Pourtant, le spectre des années 30 hante notre époque. Nous sommes en effet confrontés à quatre grandes forces qui contribuèrent à la tragédie de l’entre-deux-guerres :
- Au plan économique, la déflation est de retour avec une hausse des prix inférieure à 2 % dans le monde et nulle dans le monde développé. Elle crée la menace d’une spirale à la baisse de l’activité et de l’emploi, des revenus et de l’investissement. Il existe des sources de croissance avec l’essor des pays du Sud, l’ère des données ou la transition écologique. Mais la croissance demeure bridée par le vieillissement démographique, le poids des dettes, la faiblesse des gains de productivité.
- Au plan social, la stagnation des salaires, la montée des inégalités, le choc de la révolution technologique qui pourrait détruire la moitié des emplois d’ici à 2030 atomisent les classes moyennes. Celles-ci ne rassemblent plus que moins d’un Américain sur deux ; un sur cinq vit au-dessous du seuil de pauvreté. Le monde continue à compter plus de 200 millions de chômeurs.
- Au plan politique, les démocraties sont paralysées par la colère de leurs citoyens devant l’impuissance de leurs institutions et dévastées par la poussée des partis populistes qui achèvent de les diviser. L’Europe est menacée d’éclatement par le Brexit et plus encore la crise des migrants, qui a fait exploser le couple franco-allemand. La perte de confiance des citoyens des démocraties va de pair avec la fascination d’une partie de leur jeunesse pour le djihad et des partis populistes pour les démocratures. La condition première est de rompre avec l’illusion que la liberté, la prospérité et la paix sont acquises.
- Au plan stratégique, l’ordre de l’après-Guerre Froide bascule dans le chaos. Les passions nationalistes et le fanatisme religieux se déchaînent. La guerre effectue un retour en force, alors que les États-Unis ne veulent plus être le gendarme du monde, ouvrant un formidable espace à l’État islamique et aux ambitions des nouveaux autocrates chinois, russe et turc. L’Europe reste incapable d’assurer sa sécurité. Il est donc grand temps de tirer les enseignements de la catastrophe des années 30.
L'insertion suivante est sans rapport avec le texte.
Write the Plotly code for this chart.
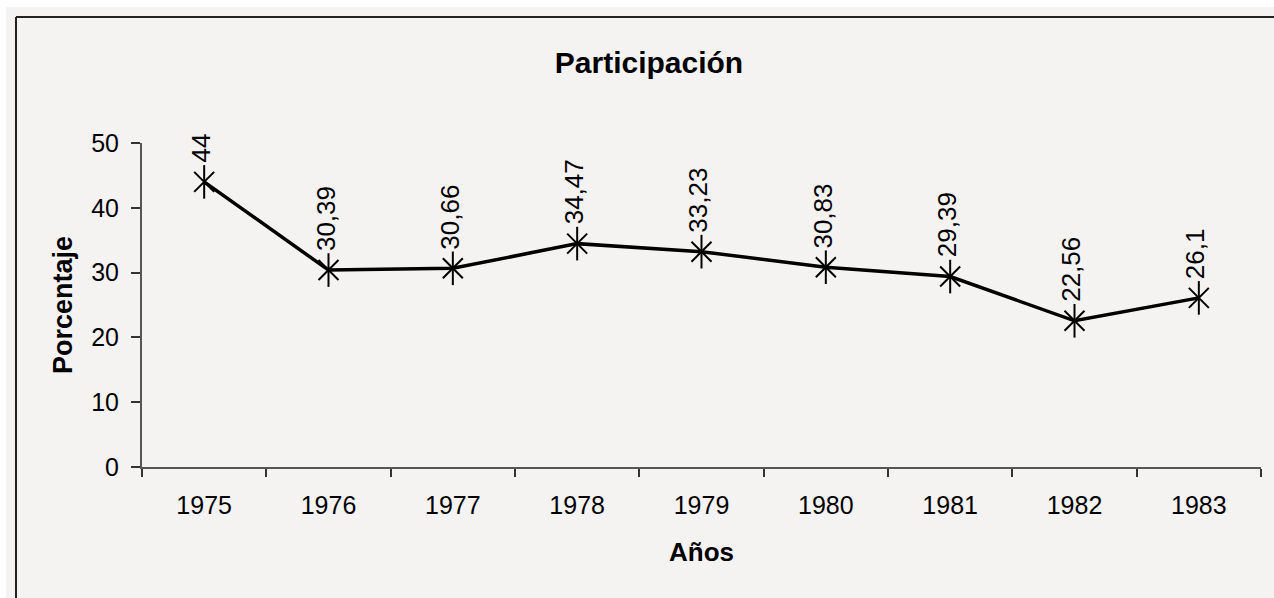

La priorité doit être donnée à la lutte contre la déflation. Jacques Rueff affirmait qu’« il n’est pour une économie pire danger que l’inflation, à l’exclusion toutefois de la déflation ». La sortie de récession du capitalisme universel ne doit pas être confondue avec la sortie de crise. Les banques centrales ont fait leur travail. Il reste aux États à assumer leurs responsabilités. Or, pour l’heure, c’est la Chine qui réforme de la manière la plus efficace son modèle économique. La vitalité américaine est admirable, mais il n’est pas possible de moderniser une nation libre sans leadership et sans projet politiques.
La politique doit donc se réconcilier avec l’action pour restaurer sa crédibilité. Elle doit se décliner en vision et non pas en catalogue de mesures, en projet et non en postures, en responsabilité et non en séquences de communication. Les passions collectives peuvent être désarmées à condition de montrer que le progrès par la réforme est à portée de main. Les institutions démocratiques peuvent être revitalisées par les nouvelles technologies. Le capitalisme a vocation à être stabilisé par des accords croisés entre les grands pôles qui le structurent. L’État islamique sera vaincu par une stratégie associant riposte militaire, alignement des intérêts diplomatiques, répression économique et financière, lutte cybernétique et idéologique.
La condition première consiste à rompre avec l’illusion que la liberté, la prospérité et la paix sont acquises. Churchill rappelait qu’« un peuple qui oublie son passé se condamne à le revivre ». Cessons d’être tétanisés par nos peurs et mettons-nous au travail pour conjurer le retour des fléaux des années 30.